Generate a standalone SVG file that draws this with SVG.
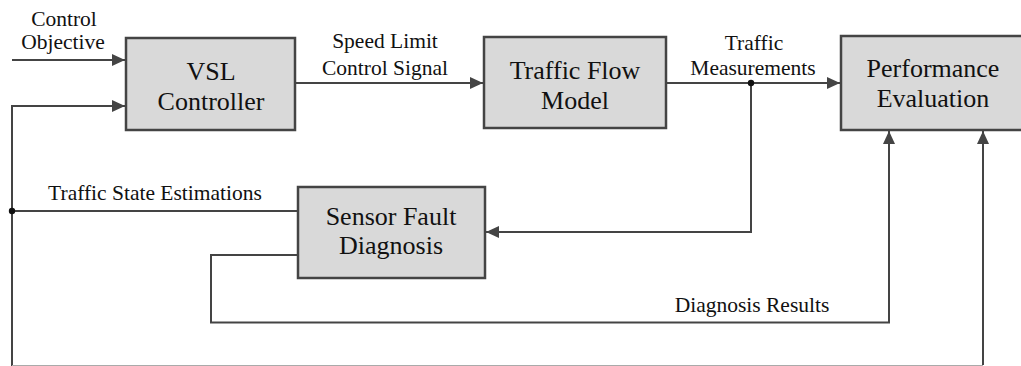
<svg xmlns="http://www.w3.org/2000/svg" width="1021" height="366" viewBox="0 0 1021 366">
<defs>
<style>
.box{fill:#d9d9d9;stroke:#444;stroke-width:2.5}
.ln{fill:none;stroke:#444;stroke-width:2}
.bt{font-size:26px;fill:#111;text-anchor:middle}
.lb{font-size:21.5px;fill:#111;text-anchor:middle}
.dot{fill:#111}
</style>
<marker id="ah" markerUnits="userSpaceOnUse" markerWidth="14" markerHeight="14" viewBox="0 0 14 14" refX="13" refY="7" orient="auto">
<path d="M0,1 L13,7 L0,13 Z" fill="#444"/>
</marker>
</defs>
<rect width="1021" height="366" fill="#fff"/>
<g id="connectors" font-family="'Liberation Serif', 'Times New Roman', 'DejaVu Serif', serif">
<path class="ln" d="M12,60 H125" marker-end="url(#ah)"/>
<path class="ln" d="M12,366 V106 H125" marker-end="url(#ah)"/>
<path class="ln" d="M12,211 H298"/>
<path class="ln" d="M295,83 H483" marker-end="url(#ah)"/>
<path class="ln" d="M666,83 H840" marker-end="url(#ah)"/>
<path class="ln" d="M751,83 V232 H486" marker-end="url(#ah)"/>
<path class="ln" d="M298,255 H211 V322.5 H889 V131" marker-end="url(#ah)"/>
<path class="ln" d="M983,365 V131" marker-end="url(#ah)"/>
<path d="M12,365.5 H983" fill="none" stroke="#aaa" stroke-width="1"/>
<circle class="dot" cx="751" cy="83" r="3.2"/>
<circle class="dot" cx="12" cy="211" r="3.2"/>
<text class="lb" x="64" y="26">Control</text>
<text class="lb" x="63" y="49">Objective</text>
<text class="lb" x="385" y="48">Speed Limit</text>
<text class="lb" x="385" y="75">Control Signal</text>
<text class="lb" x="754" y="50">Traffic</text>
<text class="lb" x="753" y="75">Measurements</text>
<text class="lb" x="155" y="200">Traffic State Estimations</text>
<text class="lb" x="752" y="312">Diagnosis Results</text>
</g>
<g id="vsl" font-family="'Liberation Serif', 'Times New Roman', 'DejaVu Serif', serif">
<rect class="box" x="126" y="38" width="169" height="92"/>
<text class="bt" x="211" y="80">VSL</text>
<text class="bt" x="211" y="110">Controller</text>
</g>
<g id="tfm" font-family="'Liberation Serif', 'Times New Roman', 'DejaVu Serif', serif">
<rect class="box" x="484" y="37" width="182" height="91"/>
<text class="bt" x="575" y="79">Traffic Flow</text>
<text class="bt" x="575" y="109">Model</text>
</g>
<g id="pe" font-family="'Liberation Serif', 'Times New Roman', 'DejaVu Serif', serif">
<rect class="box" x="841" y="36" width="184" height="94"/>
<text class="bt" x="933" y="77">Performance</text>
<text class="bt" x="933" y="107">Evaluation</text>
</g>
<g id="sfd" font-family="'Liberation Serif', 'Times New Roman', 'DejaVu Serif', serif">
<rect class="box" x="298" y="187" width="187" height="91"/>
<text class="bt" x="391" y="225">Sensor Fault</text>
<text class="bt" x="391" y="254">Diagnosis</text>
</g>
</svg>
----------
**Work to do**
Repeat the material above in full and exactly, omitting the pictures.

**Task solution**
Generate a standalone SVG file that draws this with SVG.
<svg xmlns="http://www.w3.org/2000/svg" width="1021" height="366" viewBox="0 0 1021 366">
<defs>
<style>
.box{fill:#d9d9d9;stroke:#444;stroke-width:2.5}
.ln{fill:none;stroke:#444;stroke-width:2}
.bt{font-size:26px;fill:#111;text-anchor:middle}
.lb{font-size:21.5px;fill:#111;text-anchor:middle}
.dot{fill:#111}
</style>
<marker id="ah" markerUnits="userSpaceOnUse" markerWidth="14" markerHeight="14" viewBox="0 0 14 14" refX="13" refY="7" orient="auto">
<path d="M0,1 L13,7 L0,13 Z" fill="#444"/>
</marker>
</defs>
<rect width="1021" height="366" fill="#fff"/>
<g id="connectors" font-family="'Liberation Serif', 'Times New Roman', 'DejaVu Serif', serif">
<path class="ln" d="M12,60 H125" marker-end="url(#ah)"/>
<path class="ln" d="M12,366 V106 H125" marker-end="url(#ah)"/>
<path class="ln" d="M12,211 H298"/>
<path class="ln" d="M295,83 H483" marker-end="url(#ah)"/>
<path class="ln" d="M666,83 H840" marker-end="url(#ah)"/>
<path class="ln" d="M751,83 V232 H486" marker-end="url(#ah)"/>
<path class="ln" d="M298,255 H211 V322.5 H889 V131" marker-end="url(#ah)"/>
<path class="ln" d="M983,365 V131" marker-end="url(#ah)"/>
<path d="M12,365.5 H983" fill="none" stroke="#aaa" stroke-width="1"/>
<circle class="dot" cx="751" cy="83" r="3.2"/>
<circle class="dot" cx="12" cy="211" r="3.2"/>
<text class="lb" x="64" y="26">Control</text>
<text class="lb" x="63" y="49">Objective</text>
<text class="lb" x="385" y="48">Speed Limit</text>
<text class="lb" x="385" y="75">Control Signal</text>
<text class="lb" x="754" y="50">Traffic</text>
<text class="lb" x="753" y="75">Measurements</text>
<text class="lb" x="155" y="200">Traffic State Estimations</text>
<text class="lb" x="752" y="312">Diagnosis Results</text>
</g>
<g id="vsl" font-family="'Liberation Serif', 'Times New Roman', 'DejaVu Serif', serif">
<rect class="box" x="126" y="38" width="169" height="92"/>
<text class="bt" x="211" y="80">VSL</text>
<text class="bt" x="211" y="110">Controller</text>
</g>
<g id="tfm" font-family="'Liberation Serif', 'Times New Roman', 'DejaVu Serif', serif">
<rect class="box" x="484" y="37" width="182" height="91"/>
<text class="bt" x="575" y="79">Traffic Flow</text>
<text class="bt" x="575" y="109">Model</text>
</g>
<g id="pe" font-family="'Liberation Serif', 'Times New Roman', 'DejaVu Serif', serif">
<rect class="box" x="841" y="36" width="184" height="94"/>
<text class="bt" x="933" y="77">Performance</text>
<text class="bt" x="933" y="107">Evaluation</text>
</g>
<g id="sfd" font-family="'Liberation Serif', 'Times New Roman', 'DejaVu Serif', serif">
<rect class="box" x="298" y="187" width="187" height="91"/>
<text class="bt" x="391" y="225">Sensor Fault</text>
<text class="bt" x="391" y="254">Diagnosis</text>
</g>
</svg>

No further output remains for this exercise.